Using Public Funds to Bribe and Reward

The Nation | Blog | The Daily Outrage | The Faith-Based Fraud | Ari Berman

In 2003–according to White House data reported by the Los Angeles Times–Bush doled out $1 billion to hundreds of faith-based groups through a little-noted executive order. More importantly, the Bush Administration used the grants to sway influential African-Americans in key battleground states and reward longtime political supporters at taxpayer expense.

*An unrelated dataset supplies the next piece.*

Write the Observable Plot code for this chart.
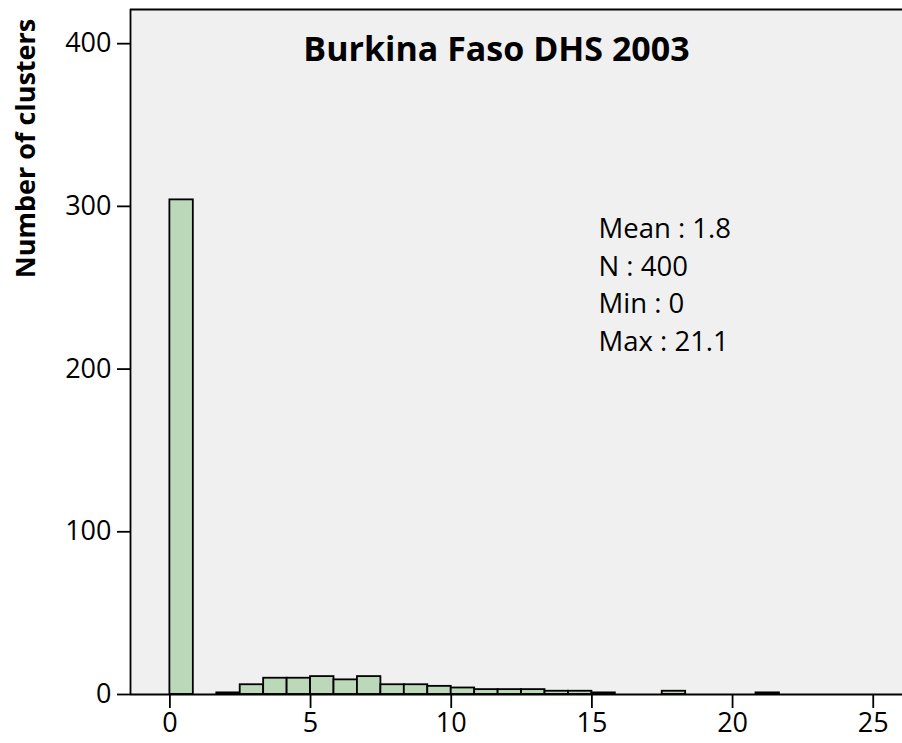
<!DOCTYPE html>
<html>
<head>
<meta charset="utf-8">
<script src="https://cdn.jsdelivr.net/npm/d3@7"></script>
<script src="https://cdn.jsdelivr.net/npm/@observablehq/plot@0.6"></script>
<style>
  html, body { margin: 0; padding: 0; background: #ffffff; }
  #chart svg { display: block; }
</style>
</head>
<body>
<div id="chart"></div>
<script>
// ---- Data ----
const title = "Burkina Faso DHS 2003";
const yLabel = "Number of clusters";
const binWidth = 0.8333;
const binStart = [0, 1.667, 2.5, 3.333, 4.167, 5, 5.833, 6.667, 7.5, 8.333, 9.167, 10, 10.833, 11.667, 12.5, 13.333, 14.167, 15, 17.5, 20.833];
const counts   = [304, 1, 6, 10, 10, 11, 9, 11, 6, 6, 5, 4, 3, 3, 3, 2, 2, 1, 2, 1];
const statLabels = ["Mean", "N", "Min", "Max"];
const statValues = ["1.8", "400", "0", "21.1"];
const xTicks = [0, 5, 10, 15, 20, 25];
const yTicks = [0, 100, 200, 300, 400];
const xDomain = [-1.4, 26.04];
const yDomain = [0, 421];

const bins = binStart.map((s, i) => ({x1: s, x2: s + binWidth, count: counts[i]}));
const statText = statLabels.map((l, i) => `${l} : ${statValues[i]}`).join("\n");

const chart = Plot.plot({
  width: 902,
  height: 743,
  marginLeft: 130,
  marginRight: 0,
  marginTop: 9,
  marginBottom: 49,
  style: {fontFamily: "'Open Sans', sans-serif", fontSize: "27px", color: "#000", background: "#ffffff"},
  x: {domain: xDomain, ticks: xTicks, tickSize: 14, tickPadding: 4, label: null},
  y: {domain: yDomain, ticks: yTicks, tickSize: 13, tickPadding: 6, label: null},
  marks: [
    Plot.frame({fill: "#f0f0f0", stroke: null}),
    Plot.rectY(bins, {x1: "x1", x2: "x2", y: "count", fill: "#bbd8b8", stroke: "#000", strokeWidth: 1.8, inset: 0}),
    Plot.ruleX([xDomain[0]], {stroke: "#000", strokeWidth: 1.8}),
    Plot.ruleY([yDomain[1]], {stroke: "#000", strokeWidth: 1.8}),
    Plot.ruleY([0], {stroke: "#000", strokeWidth: 1.8}),
    Plot.text([title], {frameAnchor: "top", dx: -20, dy: 41, text: d => d, textAnchor: "middle", lineAnchor: "middle", fontSize: 34, fontWeight: "bold", fill: "#000"}),
    Plot.text([statText], {frameAnchor: "top-left", dx: 468, dy: 273, text: d => d, textAnchor: "start", lineAnchor: "middle", lineHeight: 1.363, fontSize: 27.5, fill: "#000"}),
    Plot.text([yLabel], {frameAnchor: "top-left", dx: -104, dy: 139, rotate: -90, text: d => d, textAnchor: "middle", lineAnchor: "middle", fontSize: 27, fontWeight: "bold", fill: "#000"})
  ]
});
chart.querySelectorAll("[aria-label$='tick']").forEach(g => g.setAttribute("stroke-width", "1.8"));
document.getElementById("chart").appendChild(chart);
</script>
</body>
</html>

For example, after the Rev. Herb Lusk II delivered the invocation at the 2000 Republican convention, his Philadelphia church received $1 million in federal funds. Bishop Harold Ray, who offered the invocation at a rally for Dick Cheney in Palm Beach, Florida, got $1.7 million for his South Florida ministry. In 2002 Bush personally visited Milwaukee’s Bishop Sedgwick Daniels–who voted for Clinton and Gore–and later awarded him a $1.5 million grant. This fall, Daniels’s face appeared on Republican Party fliers in Wisconsin, endorsing Bush as a man who “shares our views.”

The faith-based initiatives likely played a crucial role in increasing Bush’s take of the black vote, especially in targeted swing states. Funnily enough, the campaign held grant-writing workshops in St. Louis in September (when Missouri was still in play) and Miami in October.